We have close to a quarter acre of quarter-minus pea-gravel. It has dawned on us that sun-baked dog poop is precisely the color of quarter-minus pea-gravel.

My new workshop is so small that there isn’t room to swing a ten-foot length of 1/2″ conduit. Don’t ask me how I know. I’ll be cleaning up the mess for some time.

I have misplaced my entire box of hookup wire. There will be no hooking up until I unearth it.

Having consolidated several toolboxes and bags, I realize that I own nine pairs of dykes, and three spring-loaded wire strippers. This sounds more interesting than it is.

The rat’s tangle of cables in a panel at the far rear wall of my walk-in closet includes four Cat 5 runs that vanish into the ceiling. There are exactly three RJ45 jacks in this house. So where does that fourth cable go? Is it flapping around loose in the walls? Or was it mistakenly wired into an RJ11 landline phone jack? (We don’t have a landline phone and don’t intend to get one.) I’d start removing RJ11 wall plates, except that it would rip up the paint on the plate edges. There is probably a gizmo that can tell me where that fourth Cat 5 is hiding. If you know what it is, please send me a link. I could probably lash something up, but there’s too much else to do.

And…finally…the wherethehells. The boxes are mostly gone, and in their place are piles of wherethehells. A “wherethehell” is something that you don’t want to get rid of, but have no idea where the hell it should go. Wherethehells breed freely in houses without basements. I still have several decks of punch cards from the FORTRAN course I took in high school in early 1970. Wherethehell should they go? What about my last remaining 8-track tape? My two photo tripods? The bundle of 4′ long Lionel track sections? My Lunar globe? We brought a great deal of stuff here in plastic bins. They’re now empty. What do we do with the bins?

The pool has largely kept us sane.
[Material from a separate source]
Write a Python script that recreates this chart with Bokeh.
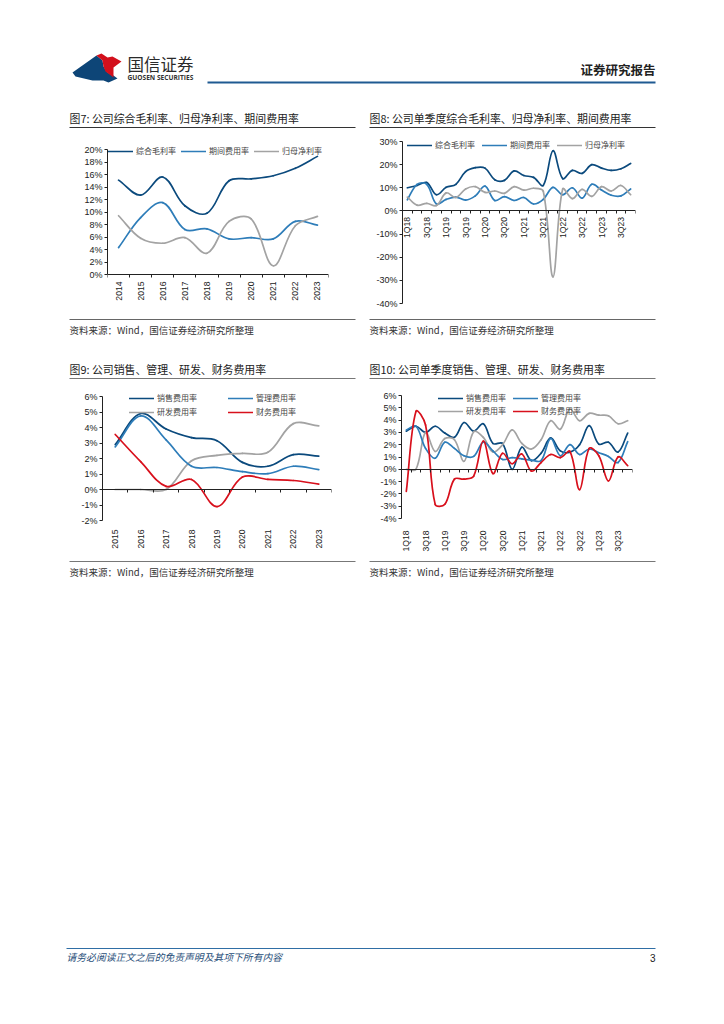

Alas, when I jump into the pool, Aero panics and tries to hide on the other side of the house.

There is a second meaning to the command, “Don’t move.” It’s not in any dictionary I have (and I have more dictionaries than dykes) but trust me, I now know what it is.


  1. Rick Widmer says:

    > There is probably a gizmo that can tell me where that fourth Cat 5 is hiding. If you know what it is, please send me a link.

    Do you have a tone generator and inductive pickup?

    Connect the black wire from the tone generator to ground, and the red lead to all 8 conductors of the cat-5. You should be able to trace the cat 5 from several feet away. The detection range is MUCH larger than if you clip both leads on a single pair of the cable.

      1. Looks like there’s no shortage of options. I have several signal generators capable of putting a sine or square wave on a cable. I’ll have to research the detector a little further.

    1. That unit reviews well, but I’m still mulling whether I want to find that cable $75 badly, given that I have good Wi-Fi here and one of the three known Cat 5 cables come out in my office. (Carol, alas, doesn’t have one of the other two.)

      At some point I will probably be irritated enough to either buy or build something like that. Generating the tone isn’t difficult. Detecting it through wallboard is trickier. We’ll see how it goes.

  2. Dennis M Harris says:

    I’m dyin’

    Gales of rueful laughter, particularly as I carefully probe my scalp lacerations and survey the assortment of moving boxes, rubbermaid containers and coffin shaped containers (long story…) that surround me.

    Waking up with night sweats contemplating the looming storage space reduction from a three to two car garage and the loss of a concrete floored crawlspace measureless to man.

    “Don’t move”, indeed. I’m not stirring again till I’m comfortably established in a tasteful urn.

    Be strong, my brother.

  3. Larry Nelson says:

    On pea gravel and poop:
    1. A friend trained his pups to lead him to their latest back yard deposit so that he could scoop it up. Yes, this friend has a pea gravel back yard.
    2. An even smarter friend trained his pup to leave deposits in only a 4’x6′ section of the back yard.
    3. Nothing smart at out house, our dog just goes anywhere she dang well pleases.

  4. gnealhou says:

    We use shiny mylar pinwheels from the dollar store to repel the birds. The motion and reflection tend to scare them off. You’ll need to replace them once or twice a year, but they did a good job keeping the grackles and blackbirds away from our patio furniture.

  5. Just another Wherethehell, a more technical one this time: your realtor has not uploaded the house details to Since this aggregates all houses for sale in an area (we use it a lot in our searches), you’re missing out on some free advertising, essentially.

    Cheers, Julian

    1. Zillow has its weirdnesses. I actually copied MLS data into Zillow myself, but it wouldn’t let me give the house a price! That’s a conversation I still have to have with the Realtor. Zillow originally thought the house had a pool, and even though I unchecked the Pool box, the check mark kept coming back. A quick check just now shows no pool, but I wouldn’t count on that being true tomorrow.

      1. TRX says:

        Just for grins I looked my house up on Zillow once. They had a street shot on the order of 25 years old, and an estimated value of more than three times our last appraisal.

  6. wrm says:

    On the pot metal light fitting — two part epoxy is your friend. Use sparingly.

  7. This had me ROFLMAO! I was not laughing at your misfortune so much as the BTDT aspects of your story.

    I was thinking maybe some JB Weld might help with the damaged fixture. You could still move it to the back out of (plain) sight.

    Thanks for the laughs… I have a storage unit full of wherethehells to deal with.